Problem
Reproduce the material below line by line, beginning with its first line and ending with the line that contains "(kt) at (681,-459)"; leave out pictures.

Data section
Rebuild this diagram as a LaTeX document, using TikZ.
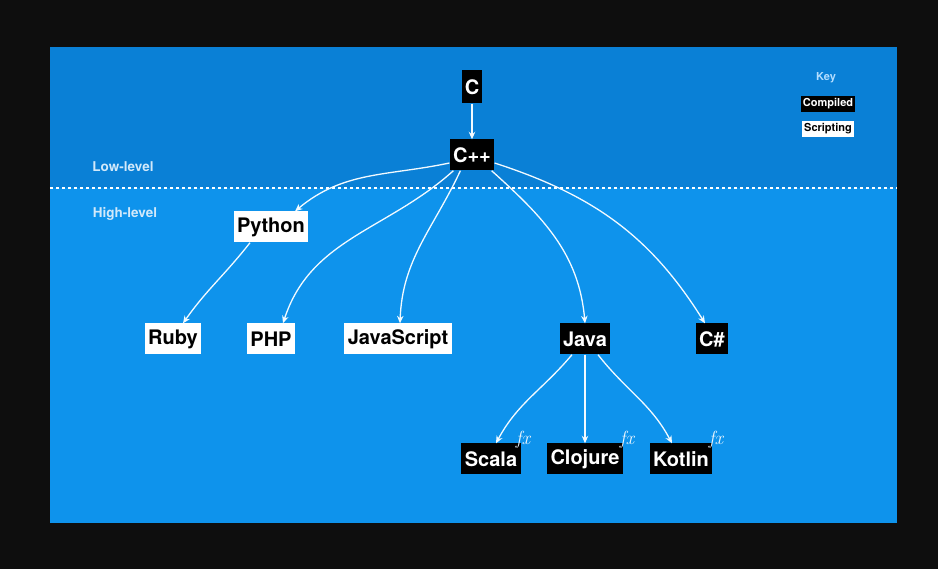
\documentclass[tikz,border=0pt]{standalone}
\usepackage{fontspec}
\setmainfont{TeX Gyre Heros}
\newfontfamily\fxfont{Latin Modern Roman}
\usetikzlibrary{arrows.meta}
\definecolor{outer}{HTML}{0E0E0E}
\definecolor{topblue}{HTML}{0A80D6}
\definecolor{lowblue}{HTML}{0E93EC}
\definecolor{lbltxt}{HTML}{D2E9FA}
\definecolor{keytxt}{HTML}{B4DEFF}
\definecolor{arr}{HTML}{F2FAFF}
\tikzset{
  lang/.style={font=\fontsize{20}{24}\selectfont\bfseries, inner xsep=3.5pt, inner ysep=0pt, minimum height=31pt},
  compiled/.style={lang, fill=black, text=white},
  scripting/.style={lang, fill=white, text=black},
  keybox/.style={font=\fontsize{11}{13}\selectfont\bfseries, inner xsep=1.8pt, inner ysep=0pt, minimum height=16pt},
  levellbl/.style={font=\fontsize{13.5}{16}\selectfont\bfseries, text=lbltxt},
  fxlbl/.style={text=white!92!lowblue, font=\fxfont\itshape\fontsize{19}{22}\selectfont, inner sep=0pt},
  conn/.style={draw=arr, line width=1.3pt, -{Stealth[length=7.5pt,width=6.5pt]}}
}
\begin{document}
\begin{tikzpicture}[x=1pt,y=1pt]
\useasboundingbox (0,0) rectangle (938,-569);
\fill[outer] (0,0) rectangle (938,-569);
\fill[lowblue] (50,-47) rectangle (897,-523);
\fill[topblue] (50,-47) rectangle (897,-188);
\draw[white, line width=1.3pt, dash pattern=on 3pt off 3pt] (50,-188) -- (897,-188);

\node[levellbl] (low) at (123,-167) {Low-level};
\node[levellbl] (high) at (125,-214) {High-level};

\node[font=\fontsize{11}{13}\selectfont\bfseries, text=keytxt] (key) at (826,-78) {Key};
\node[keybox, fill=black, text=white] (kc) at (828,-104) {Compiled};
\node[keybox, fill=white, text=black] (ks) at (828,-129) {Scripting};

\node[compiled, minimum height=33pt, inner xsep=3pt] (c) at (472,-87) {C};
\node[compiled] (cpp) at (472,-155) {C++};
\node[scripting] (py) at (271,-227) {Python};
\node[scripting] (ruby) at (173,-339) {Ruby};
\node[scripting] (php) at (271,-339) {PHP};
\node[scripting] (js) at (398,-339) {JavaScript};
\node[compiled] (java) at (585,-339) {Java};
\node[compiled] (cs) at (712,-339) {C\#};
\node[compiled] (scala) at (491,-459) {Scala};
\node[compiled] (clj) at (585,-459) {Clojure};
\node[compiled] (kt) at (681,-459) {Kotlin};

\node[fxlbl] (fx1) at (523,-440) {fx};
\node[fxlbl] (fx2) at (627,-440) {fx};
\node[fxlbl] (fx3) at (716,-440) {fx};

\draw[conn] (c) -- (cpp);
\draw[conn] ([yshift=-8pt]cpp.west) to[out=192,in=40] ([xshift=24pt]py.north);
\draw[conn] ([xshift=4pt]cpp.south west) to[out=222,in=72] ([xshift=12pt]php.north);
\draw[conn] ([xshift=11pt]cpp.south west) to[out=245,in=88] ([xshift=2pt]js.north);
\draw[conn] ([xshift=-3pt]cpp.south east) to[out=-42,in=95] (java.north);
\draw[conn] ([yshift=-8pt]cpp.east) to[out=-18,in=122] ([xshift=-7pt]cs.north);
\draw[conn] ([xshift=-21pt]py.south) to[out=-128,in=55] ([xshift=10pt]ruby.north);
\draw[conn] ([xshift=-13pt]java.south) to[out=-130,in=62] ([xshift=5pt]scala.north);
\draw[conn] (java.south) -- (clj.north);
\draw[conn] ([xshift=13pt]java.south) to[out=-52,in=118] ([xshift=-9pt]kt.north);
\end{tikzpicture}
\end{document}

Answer to the task
Rebuild this diagram as a LaTeX document, using TikZ.
\documentclass[tikz,border=0pt]{standalone}
\usepackage{fontspec}
\setmainfont{TeX Gyre Heros}
\newfontfamily\fxfont{Latin Modern Roman}
\usetikzlibrary{arrows.meta}
\definecolor{outer}{HTML}{0E0E0E}
\definecolor{topblue}{HTML}{0A80D6}
\definecolor{lowblue}{HTML}{0E93EC}
\definecolor{lbltxt}{HTML}{D2E9FA}
\definecolor{keytxt}{HTML}{B4DEFF}
\definecolor{arr}{HTML}{F2FAFF}
\tikzset{
  lang/.style={font=\fontsize{20}{24}\selectfont\bfseries, inner xsep=3.5pt, inner ysep=0pt, minimum height=31pt},
  compiled/.style={lang, fill=black, text=white},
  scripting/.style={lang, fill=white, text=black},
  keybox/.style={font=\fontsize{11}{13}\selectfont\bfseries, inner xsep=1.8pt, inner ysep=0pt, minimum height=16pt},
  levellbl/.style={font=\fontsize{13.5}{16}\selectfont\bfseries, text=lbltxt},
  fxlbl/.style={text=white!92!lowblue, font=\fxfont\itshape\fontsize{19}{22}\selectfont, inner sep=0pt},
  conn/.style={draw=arr, line width=1.3pt, -{Stealth[length=7.5pt,width=6.5pt]}}
}
\begin{document}
\begin{tikzpicture}[x=1pt,y=1pt]
\useasboundingbox (0,0) rectangle (938,-569);
\fill[outer] (0,0) rectangle (938,-569);
\fill[lowblue] (50,-47) rectangle (897,-523);
\fill[topblue] (50,-47) rectangle (897,-188);
\draw[white, line width=1.3pt, dash pattern=on 3pt off 3pt] (50,-188) -- (897,-188);

\node[levellbl] (low) at (123,-167) {Low-level};
\node[levellbl] (high) at (125,-214) {High-level};

\node[font=\fontsize{11}{13}\selectfont\bfseries, text=keytxt] (key) at (826,-78) {Key};
\node[keybox, fill=black, text=white] (kc) at (828,-104) {Compiled};
\node[keybox, fill=white, text=black] (ks) at (828,-129) {Scripting};

\node[compiled, minimum height=33pt, inner xsep=3pt] (c) at (472,-87) {C};
\node[compiled] (cpp) at (472,-155) {C++};
\node[scripting] (py) at (271,-227) {Python};
\node[scripting] (ruby) at (173,-339) {Ruby};
\node[scripting] (php) at (271,-339) {PHP};
\node[scripting] (js) at (398,-339) {JavaScript};
\node[compiled] (java) at (585,-339) {Java};
\node[compiled] (cs) at (712,-339) {C\#};
\node[compiled] (scala) at (491,-459) {Scala};
\node[compiled] (clj) at (585,-459) {Clojure};
\node[compiled] (kt) at (681,-459) {Kotlin};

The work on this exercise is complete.